Sensibiliser les jeunes aux risques que représentent une immigration irrégulière, tel est le but d’une campagne lancée par l’Organisation Internationale de la Migration (OIM), qui s’inscrit plus largement dans le « Pacte mondial pour des migrations sûres, ordonnées et régulières ». Dans un article critique publié sur le site The Conversation, Antoine Pécoud, professeur de sociologie à l’Université Paris 13 revient sur l’idéologie à l’oeuvre dans ces campagnes, financées par les gouvernements européens notamment, où artistes et journalistes sont mobilisés pour « informer » la jeunesse, tranche de la population la plus concernée, sur les dangers liés à l’immigration. « Une démarche paternaliste, voire quelque peu néocoloniale, où il s’agit de diffuser des informations «objectives» à des Africains ignorants et crédules qui en manquent cruellement », relève le sociologue, pour qui « si, véritablement, les États occidentaux souhaitent s’emparer du problème de la désinformation en matière de migrations, ils pourraient commencer par financer des campagnes d’information pour contrer les innombrables fake news qui circulent sur le sujet. »

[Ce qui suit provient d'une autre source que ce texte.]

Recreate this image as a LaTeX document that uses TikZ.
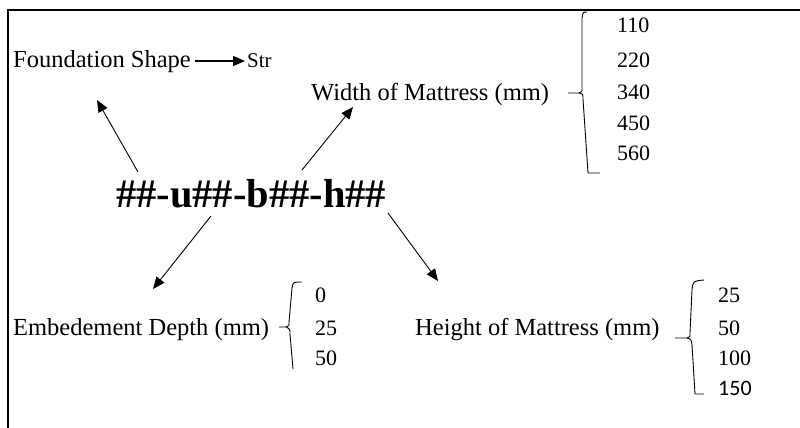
\documentclass[tikz,border=0pt]{standalone}
\usepackage{fontspec}
\setmainfont{Liberation Serif}
\newfontfamily\calibrifont{Carlito}
\usetikzlibrary{arrows.meta}
\begin{document}
\begin{tikzpicture}[x=1pt,y=-1pt,
  lbl/.style={anchor=base west,inner sep=0pt,font=\fontsize{24.5}{28}\selectfont},
  num/.style={anchor=base west,inner sep=0pt,font=\fontsize{22}{25}\selectfont},
  arr/.style={line width=0.9pt,-{Triangle[length=12pt,width=10pt]}},
  brace/.style={line width=0.9pt,line join=round}]
\useasboundingbox (0,0) rectangle (800,428);
% frame
\draw[line width=2pt] (800,10) -- (8,10) -- (8,428);
% texts
\node[lbl] (fs) at (13,67) {Foundation Shape};
\node[anchor=base west,inner sep=0pt,font=\fontsize{21}{24}\selectfont] (str) at (247,67) {Str};
\node[anchor=base west,inner sep=0pt,font=\fontsize{40.5}{46}\selectfont\bfseries] (m) at (116,207) {\#\#-u\#\#-b\#\#-h\#\#};
\node[lbl] (wm) at (311,100) {Width of Mattress (mm)};
\node[lbl] (ed) at (13,335) {Embedement Depth (mm)};
\node[lbl] (hm) at (415,335) {Height of Mattress (mm)};
% width values
\node[num] (w1) at (617,33) {110};
\node[num] (w2) at (617,67) {220};
\node[num] (w3) at (617,99) {340};
\node[num] (w4) at (617,130) {450};
\node[num] (w5) at (617,160) {560};
% depth values
\node[num] (d1) at (315,302) {0};
\node[num] (d2) at (315,335) {25};
\node[num] (d3) at (315,365) {50};
% height values
\node[num] (h1) at (718,302) {25};
\node[num] (h2) at (718,335) {50};
\node[num] (h3) at (718,365) {100};
\node[anchor=base west,inner sep=0pt,font=\fontsize{22}{26}\calibrifont] (h4) at (718,395) {150};
% arrow endpoints
\coordinate (a1s) at (138,172); \coordinate (a1e) at (97,100);
\coordinate (a2s) at (302,170); \coordinate (a2e) at (353,107);
\coordinate (a3s) at (211,216); \coordinate (a3e) at (153,289);
\coordinate (a4s) at (388,213); \coordinate (a4e) at (438,281);
\coordinate (a5s) at (195,61);  \coordinate (a5e) at (245,61);
\draw[arr] (a1s) -- (a1e);
\draw[arr] (a2s) -- (a2e);
\draw[arr] (a3s) -- (a3e);
\draw[arr] (a4s) -- (a4e);
\draw[arr,line width=1.3pt] (a5s) -- (a5e);
% braces
\draw[brace] (587,12) .. controls (583,12) .. (582,18) -- (582,88) .. controls (582,92) .. (579,93) -- (568,93);
\draw[brace] (579,93) .. controls (583,94) .. (583,99) -- (588,173) -- (600,173);
\draw[brace] (302,282) .. controls (293,282) .. (292,288) -- (289,322) .. controls (289,326) .. (286,327) -- (279,327);
\draw[brace] (286,327) .. controls (290,329) .. (290,334) -- (293,369);
\draw[brace] (704,280) .. controls (693,281) .. (692,290) -- (690,333) .. controls (690,337) .. (687,338) -- (675,338);
\draw[brace] (687,338) .. controls (691,339) .. (692,345) -- (695,394) -- (704,394);
\end{tikzpicture}
\end{document}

Ci-dessous l’article d’Antoine Pécoud, publié sur le site The Conversation, le 26 février 2019. Cliquez ici pour lire l’article sur le site.

Quand on pense à la lutte contre l’immigration irrégulière, ce sont des images de garde-frontières, de patrouilles en mer ou de murs qui viennent spontanément à l’esprit. Un peu partout dans le monde, les flux migratoires sont appréhendés comme des enjeux de sécurité – et en conséquence gouvernés d’une manière qui relève du maintien de l’ordre, voire de la guerre : déploiement de troupes, barbelés, drones, camps, enfermement, expulsions, etc.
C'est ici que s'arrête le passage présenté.